On aurait apprécié que le Conseil dit des « Sage s» se préoccupe plus largement d’égalité. Dans une déclaration de 2005, il rappelait la Déclaration des droits de l’homme de 1789 qui définit l’impôt comme une « contribution commune » qui doit être « également répartie entre tous les citoyens en raison de leurs facultés ». Aujourd’hui, au nom de l’égalité devant l’impôt, les « Sages » renoncent à la faculté de contribution de citoyens qui gagnent 70 fois le Smic ! Mais quid de l’inégalité devant l’impôt qui touche, par exemple, des femmes gagnant le Smic : l’une, célibataire, ne sera presque pas imposée ; une autre, mariée, le sera au taux de 6,6 % si son conjoint gagne deux fois le Smic, et de 11,6 % si son conjoint gagne quatre fois le Smic. Le système fiscal ne devrait-il pas reconnaître les individus adultes comme autonomes, indépendamment de leur statut familial ?

Ce n’est pas le choix de l’Etat français qui se base sur l’hypothèse qu’un couple partage ses ressources. Rien ne lui permet pourtant d’anticiper la mise en commun des revenus d’un ménage, qui serait une condition a minima pour justifier un impôt commun. Il semble d’ailleurs, selon les rares enquêtes réalisées sur cette question, que le plus souvent cette mise en commun n’existe pas. Au-delà, et aussi gênant : l’évolution fréquente de la famille – séparations et recompositions officialisées ou non, augmentation des foyers monoparentaux et des couples homosexuels – rend inadéquate et hasardeuse toute fiscalité qui ne se base pas sur les personnes.

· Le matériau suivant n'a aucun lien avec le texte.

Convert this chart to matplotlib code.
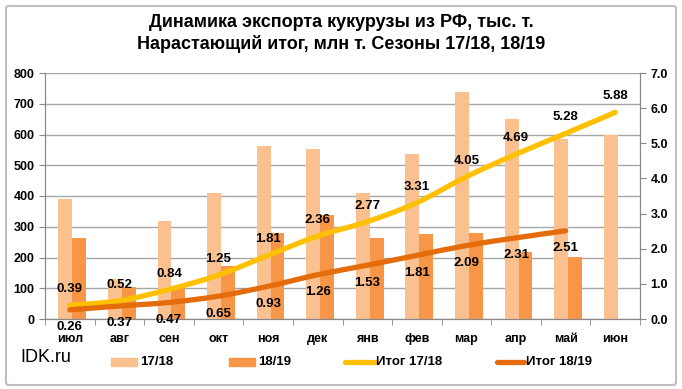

Il serait temps de mobiliser l’exigence d’égalité devant l’impôt… au-delà du motif d’en préserver les plus riches ! La période actuelle rend nécessaire de repenser la fiscalité afin de la rendre plus juste, donc plus progressive, pour imposer les citoyens vraiment en fonction de leur capacité et taxer les revenus du capital au moins autant que ceux du travail.